> _PROVIDED MATERIAL_:
══════
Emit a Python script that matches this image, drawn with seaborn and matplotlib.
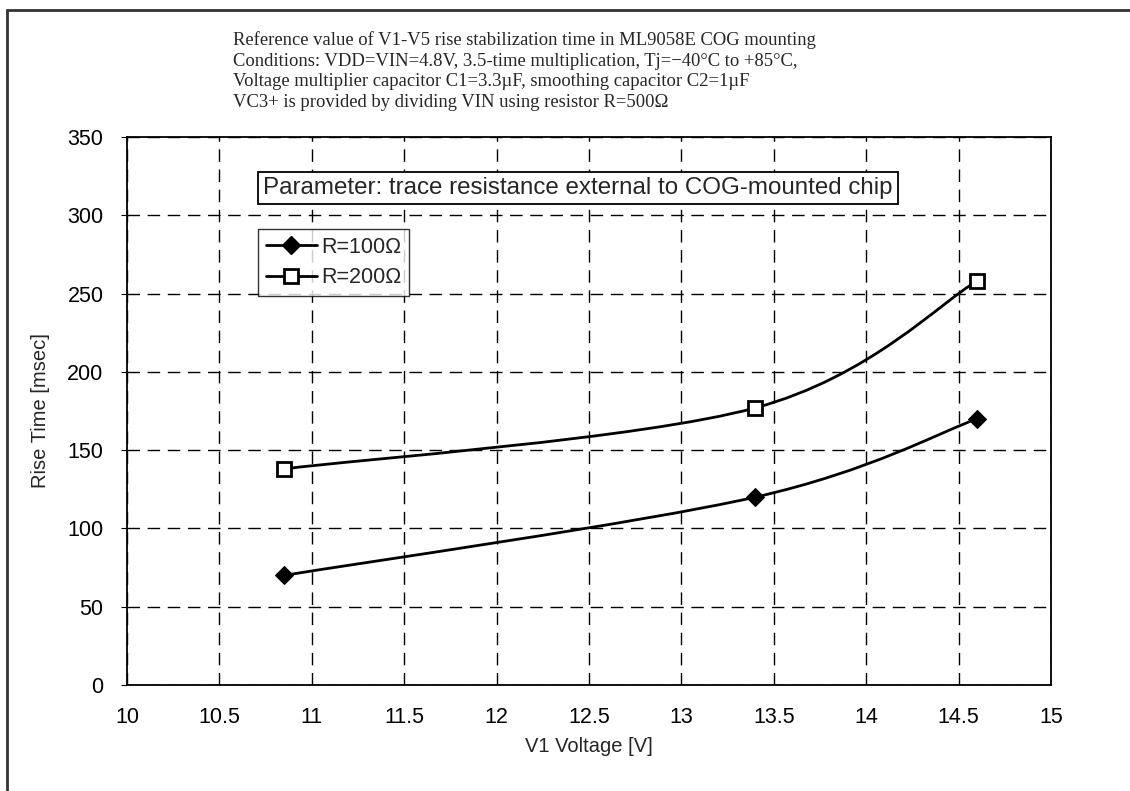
import numpy as np
import pandas as pd
import seaborn as sns
import matplotlib
matplotlib.use("Agg")
import matplotlib.pyplot as plt
from matplotlib.path import Path
from matplotlib.patches import PathPatch, Rectangle
from matplotlib.lines import Line2D

# data
voltage = [10.85, 13.4, 14.6]
rise_r100 = [70, 120, 170]
rise_r200 = [138, 177, 258]
series_names = ["R=100Ω", "R=200Ω"]

note_lines = [
    "Reference value of V1-V5 rise stabilization time in ML9058E COG mounting",
    "Conditions: VDD=VIN=4.8V, 3.5-time multiplication, Tj=\u221240°C to +85°C,",
    "Voltage multiplier capacitor C1=3.3µF, smoothing capacitor C2=1µF",
    "VC3+ is provided by dividing VIN using resistor R=500Ω",
]
param_text = "Parameter: trace resistance external to COG-mounted chip"


def smooth_path(xs, ys):
    # Excel-like smoothed line: cubic bezier through the points
    pts = np.column_stack([xs, ys]).astype(float)
    n = len(pts)
    verts = [pts[0]]
    codes = [Path.MOVETO]
    for i in range(n - 1):
        p0 = pts[i - 1] if i > 0 else pts[i]
        p1, p2 = pts[i], pts[i + 1]
        p3 = pts[i + 2] if i + 2 < n else pts[i + 1]
        c1 = p1 + (p2 - p0) / 6.0
        c2 = p2 - (p3 - p1) / 6.0
        verts += [c1, c2, p2]
        codes += [Path.CURVE4] * 3
    return Path(verts, codes)


sns.set_style("white")
plt.rcParams["font.family"] = ["Liberation Sans", "DejaVu Sans"]

fig = plt.figure(figsize=(11.3, 7.91), dpi=100)
ax = fig.add_axes([127 / 1130, 1 - 685 / 791, (1051 - 127) / 1130, (685 - 137) / 791])

df = pd.DataFrame({
    "V1": voltage * 2,
    "rise": rise_r100 + rise_r200,
    "R": [series_names[0]] * 3 + [series_names[1]] * 3,
})

for ys in (rise_r100, rise_r200):
    ax.add_patch(PathPatch(smooth_path(voltage, ys), facecolor="none",
                           edgecolor="black", lw=2, zorder=3))

sns.lineplot(data=df[df.R == series_names[0]], x="V1", y="rise", ax=ax,
             linestyle="", marker="D", markersize=9.5, color="black",
             markeredgecolor="black", zorder=4, legend=False)
sns.lineplot(data=df[df.R == series_names[1]], x="V1", y="rise", ax=ax,
             linestyle="", marker="s", markersize=10, color="black",
             markerfacecolor="white", markeredgecolor="black",
             markeredgewidth=2, zorder=4, legend=False)

ax.set_xlim(10, 15)
ax.set_ylim(0, 350)
ax.set_xticks(np.arange(10, 15.01, 0.5))
ax.set_xticklabels(["10", "10.5", "11", "11.5", "12", "12.5", "13", "13.5", "14", "14.5", "15"])
ax.set_yticks(np.arange(0, 351, 50))
ax.tick_params(axis="both", labelsize=15.5, colors="black", length=4, direction="out")
ax.tick_params(axis="x", length=0, pad=16)
ax.tick_params(axis="y", left=True, pad=13)
ax.grid(True, color="black", linestyle=(0, (9, 5.5)), linewidth=1)
for s in ax.spines.values():
    s.set_color("black")
    s.set_linewidth(1.3)

ax.set_xlabel("V1 Voltage [V]", fontsize=14.5, labelpad=6)
ax.set_ylabel("Rise Time [msec]", fontsize=14.5, labelpad=12)

handles = [
    Line2D([], [], color="black", lw=2, marker="D", markersize=9.5),
    Line2D([], [], color="black", lw=2, marker="s", markersize=10,
           markerfacecolor="white", markeredgewidth=2),
]
leg = ax.legend(handles, series_names, loc="upper left",
                bbox_to_anchor=((258 - 127) / 924, (685 - 229) / 548),
                fontsize=15.5, frameon=True, fancybox=False, handlelength=2.4,
                borderpad=0.35, labelspacing=0.45, handletextpad=0.2,
                borderaxespad=0)
leg.get_frame().set_edgecolor("black")
leg.get_frame().set_linewidth(1)

ax.text((578 - 127) / 924, (685 - 188) / 548, param_text, transform=ax.transAxes,
        ha="center", va="center", fontsize=17.4,
        bbox=dict(boxstyle="square,pad=0.22", facecolor="white", edgecolor="black", lw=1.3),
        zorder=5)

for i, line in enumerate(note_lines):
    fig.text(233 / 1130, 1 - (45 + 20.7 * i) / 791, line, fontsize=13.4,
             family=["Liberation Serif", "DejaVu Serif"], ha="left", va="baseline")

fig.patches.append(Rectangle((7 / 1130, -0.1), 1.2, 1 - 10 / 791 + 0.1,
                             transform=fig.transFigure, fill=False,
                             edgecolor="#333333", lw=2, figure=fig))

fig.savefig("out.png", dpi=100)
══════
> _WHAT YOU SHOULD DO_: Word for word, quote the lines above. Omit the pictures.

> _RESULT FOR THIS TASK_:
Emit a Python script that matches this image, drawn with seaborn and matplotlib.
import numpy as np
import pandas as pd
import seaborn as sns
import matplotlib
matplotlib.use("Agg")
import matplotlib.pyplot as plt
from matplotlib.path import Path
from matplotlib.patches import PathPatch, Rectangle
from matplotlib.lines import Line2D

# data
voltage = [10.85, 13.4, 14.6]
rise_r100 = [70, 120, 170]
rise_r200 = [138, 177, 258]
series_names = ["R=100Ω", "R=200Ω"]

note_lines = [
    "Reference value of V1-V5 rise stabilization time in ML9058E COG mounting",
    "Conditions: VDD=VIN=4.8V, 3.5-time multiplication, Tj=\u221240°C to +85°C,",
    "Voltage multiplier capacitor C1=3.3µF, smoothing capacitor C2=1µF",
    "VC3+ is provided by dividing VIN using resistor R=500Ω",
]
param_text = "Parameter: trace resistance external to COG-mounted chip"


def smooth_path(xs, ys):
    # Excel-like smoothed line: cubic bezier through the points
    pts = np.column_stack([xs, ys]).astype(float)
    n = len(pts)
    verts = [pts[0]]
    codes = [Path.MOVETO]
    for i in range(n - 1):
        p0 = pts[i - 1] if i > 0 else pts[i]
        p1, p2 = pts[i], pts[i + 1]
        p3 = pts[i + 2] if i + 2 < n else pts[i + 1]
        c1 = p1 + (p2 - p0) / 6.0
        c2 = p2 - (p3 - p1) / 6.0
        verts += [c1, c2, p2]
        codes += [Path.CURVE4] * 3
    return Path(verts, codes)


sns.set_style("white")
plt.rcParams["font.family"] = ["Liberation Sans", "DejaVu Sans"]

fig = plt.figure(figsize=(11.3, 7.91), dpi=100)
ax = fig.add_axes([127 / 1130, 1 - 685 / 791, (1051 - 127) / 1130, (685 - 137) / 791])

df = pd.DataFrame({
    "V1": voltage * 2,
    "rise": rise_r100 + rise_r200,
    "R": [series_names[0]] * 3 + [series_names[1]] * 3,
})

for ys in (rise_r100, rise_r200):
    ax.add_patch(PathPatch(smooth_path(voltage, ys), facecolor="none",
                           edgecolor="black", lw=2, zorder=3))

sns.lineplot(data=df[df.R == series_names[0]], x="V1", y="rise", ax=ax,
             linestyle="", marker="D", markersize=9.5, color="black",
             markeredgecolor="black", zorder=4, legend=False)
sns.lineplot(data=df[df.R == series_names[1]], x="V1", y="rise", ax=ax,
             linestyle="", marker="s", markersize=10, color="black",
             markerfacecolor="white", markeredgecolor="black",
             markeredgewidth=2, zorder=4, legend=False)

ax.set_xlim(10, 15)
ax.set_ylim(0, 350)
ax.set_xticks(np.arange(10, 15.01, 0.5))
ax.set_xticklabels(["10", "10.5", "11", "11.5", "12", "12.5", "13", "13.5", "14", "14.5", "15"])
ax.set_yticks(np.arange(0, 351, 50))
ax.tick_params(axis="both", labelsize=15.5, colors="black", length=4, direction="out")
ax.tick_params(axis="x", length=0, pad=16)
ax.tick_params(axis="y", left=True, pad=13)
ax.grid(True, color="black", linestyle=(0, (9, 5.5)), linewidth=1)
for s in ax.spines.values():
    s.set_color("black")
    s.set_linewidth(1.3)

ax.set_xlabel("V1 Voltage [V]", fontsize=14.5, labelpad=6)
ax.set_ylabel("Rise Time [msec]", fontsize=14.5, labelpad=12)

handles = [
    Line2D([], [], color="black", lw=2, marker="D", markersize=9.5),
    Line2D([], [], color="black", lw=2, marker="s", markersize=10,
           markerfacecolor="white", markeredgewidth=2),
]
leg = ax.legend(handles, series_names, loc="upper left",
                bbox_to_anchor=((258 - 127) / 924, (685 - 229) / 548),
                fontsize=15.5, frameon=True, fancybox=False, handlelength=2.4,
                borderpad=0.35, labelspacing=0.45, handletextpad=0.2,
                borderaxespad=0)
leg.get_frame().set_edgecolor("black")
leg.get_frame().set_linewidth(1)

ax.text((578 - 127) / 924, (685 - 188) / 548, param_text, transform=ax.transAxes,
        ha="center", va="center", fontsize=17.4,
        bbox=dict(boxstyle="square,pad=0.22", facecolor="white", edgecolor="black", lw=1.3),
        zorder=5)

for i, line in enumerate(note_lines):
    fig.text(233 / 1130, 1 - (45 + 20.7 * i) / 791, line, fontsize=13.4,
             family=["Liberation Serif", "DejaVu Serif"], ha="left", va="baseline")

fig.patches.append(Rectangle((7 / 1130, -0.1), 1.2, 1 - 10 / 791 + 0.1,
                             transform=fig.transFigure, fill=False,
                             edgecolor="#333333", lw=2, figure=fig))

fig.savefig("out.png", dpi=100)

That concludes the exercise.